Explain in your report how your training systems works.
- Classify new images
Enable your system to classify a new feature vector using the known objects database and a scaled Euclidean distance metric [ (x_1 - x_2) / stdev_x ]. Feel free to experiment with other distance metrics. Label the unknown object according to the closest matching feature vector in the object DB (nearest-neighbor recognition). Have your system indicate the label of the object on the output video stream. An extension is to detect when an unknown object (something not in the object DB) is in the video stream or provided as a single image.
Required images: include the results from at least one image of each object in your report with the assigned label clearly shown.
- Implement a different classifier
Implement a different classifier system of your choice. For example, implement K-Nearest Neighbor
matching with K > 1. Note, KNN matching requires multiple training examples for each object.
- Evaluate the performance of your system
Evaluate the performance of your system on at least 2 different images of each object. Build a confusion matrix of the results showing true labels versus classified labels and include that in your report. It will save you a lot of time if you print out the confusion matrix in CSV format so you can copy and paste a table in to your report.
- Capture a demo of your system working
Take a video of your system running and classifying objects.
Extensions
Write a better GUI to show your system in action and to manage the items to your DB
Add more than the required ten objects to the DB so your system can recognize more objects.
Enable your system to learn new objects automatically by first detecting whether an object is known or unkown, and then collecting statistics for it if the object is unknown. Demonstrate how you can quickly develop a DB using this feature.
Experiment with more classifiers and/or distance metrics for comparing feature vectors. Explore some of the object recognition tools in OpenCV.
Report
When you are done with your project, write a short report that demonstrates the functionality of each task. You can write your report in the application of your choice, but you need to submit it as a pdf along with your code. Your report should have the following structure. Please do not include code in your report.
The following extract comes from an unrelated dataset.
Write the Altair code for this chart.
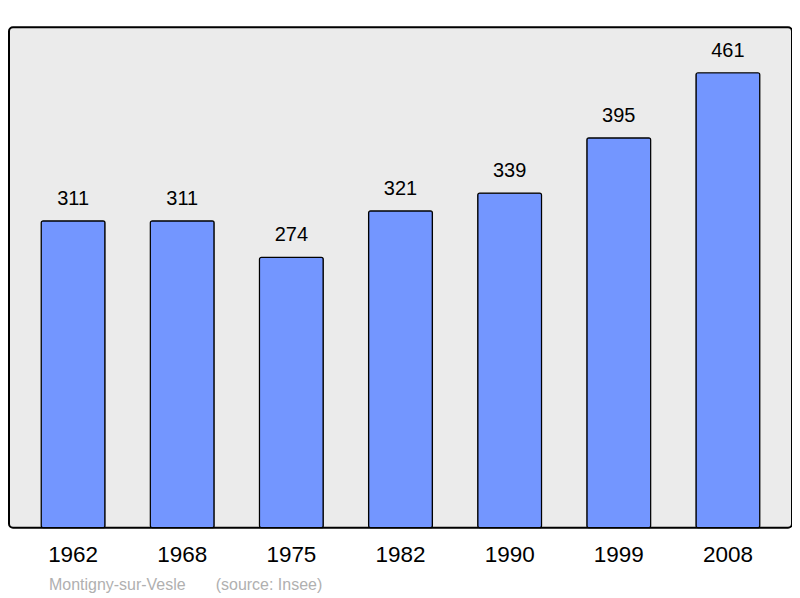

1. A short description of the overall project in your own words. (200 words or less) 2. Any required images along with a short description of the meaning of the image. 3. A description and example images of any extensions.
4. A short reflection of what you learned.
5. Acknowledgement of any materials or people you consulted for the assignment.
Submission
Submit your code and report to Gradescope (https://www.gradescope.com) . When you are ready to submit, upload your code, report, and a readme file. The readme file should contain the following information.
Your name and any other group members, if any.
Links/URLs to any videos you created and want to submit as part of your report. What operating system and IDE you used to run and compile your code. Instructions for running your executables.
Instructions for testing any extensions you completed.
Whether you are using any time travel days and how many.
For project 3, submit your .cpp and .h (.hpp) files, pdf report, and readme.txt (readme.md). Note, if you find any errors or need to update your code, you can resubmit as many times as you wish up until the deadline.
As noted in the syllabus, projects submitted by the deadline can receive full credit for the base project and extensions. (max 30/30). Projects submitted up to a week after the deadline can receive full credit
for the base project, but not extensions (max 26/30). You also have eight time travel days you can use during the semester to adjust any deadline, using up to three days on any one assignment (no fractional days). If you want to use your time travel days, email the instructor prior to the deadline for which you plan to use them. If you need to make use of the "stuff happens" clause of the syllabus, contact the instructor as soon as possible to make alternative arrangements.